The shooting and arrest of PO1 Ian Patrick Nillas Carvellida at a drug den in Pinamungajan town over the weekend simply underscored one of the reasons why Davao City Mayor Rodrigo Duterte has been leading the surveys in the presidential race.

Carvellida was caught sniffing shabu in a drug den, which is the home of suspected drug dealer Allan Salazar, who was also caught.

Two cops who were with Carvellida avoided arrest during the raid conducted by the Provincial Intelligence Branch of the Cebu provincial police.

Rather than meekly surrender, the 29-year-old Carvellida, who was likely high at the time, chose to shoot the police officers, and he got shot in the right leg for his trouble.

The raiding policemen didn’t know that Carvellida, who was in civilian attire at the time, was also a police officer assigned at Pinamungajan town until he admitted it to them.

While the Cebu Provincial Police Office (CPPO) warned that Carvellida’s fate also awaits those police officers who engage in the illegal drug trade, it seems as if this warning will fall on deaf ears.

If anything, it may be laughed off. As Salazar recounted to the police, Carvellida didn’t even need to assure him of protection before he gave him his shabu fix. Some policemen now resort to using their badges to extort drugs.
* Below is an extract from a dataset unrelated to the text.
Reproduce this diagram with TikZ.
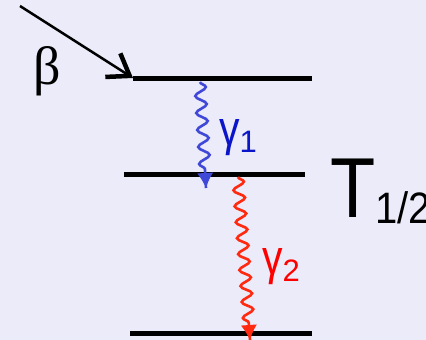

There were reports that the recruitment of cops by drug syndicates into their illegal trade starts as early as the time they enter the police force. As in every activity whether aboveboard or illicit, starting them young ensures continuity especially if it’s profitable.

An internal investigation by the National Police Commission (Napolcom) or any oversight committee would have provided hard facts, but a cursory recollection of news reports may present a small, yet accurate glimpse of how deeply compromised the ranks of police are in terms of drug dealing cops.

Any warning of severe penalties by police higher-ups like Senior Supt. Clifford Gairanod, CPPO chief, would go unheeded unless there are dogged efforts to cleanse the ranks.

While the illegal drug menace has been in existence for decades now, the severity of the problem has either been swept under the rug and has been overtaken by other pressing issues like corruption in government, economic slowdown and insurgency.

But when you learn of reports about P26.5 million worth of drugs being shipped from Cebu to neighboring Bohol province and P1.2 million worth of drugs seized by police a day after from a drug den in Barangay Camputhaw in Cebu City, you realize the menace is too serious to dismiss.

And while the police and other law enforcement agencies have managed to do their job so far, local officials have been too busy with their own agenda to bother doing something a lot more concrete about it.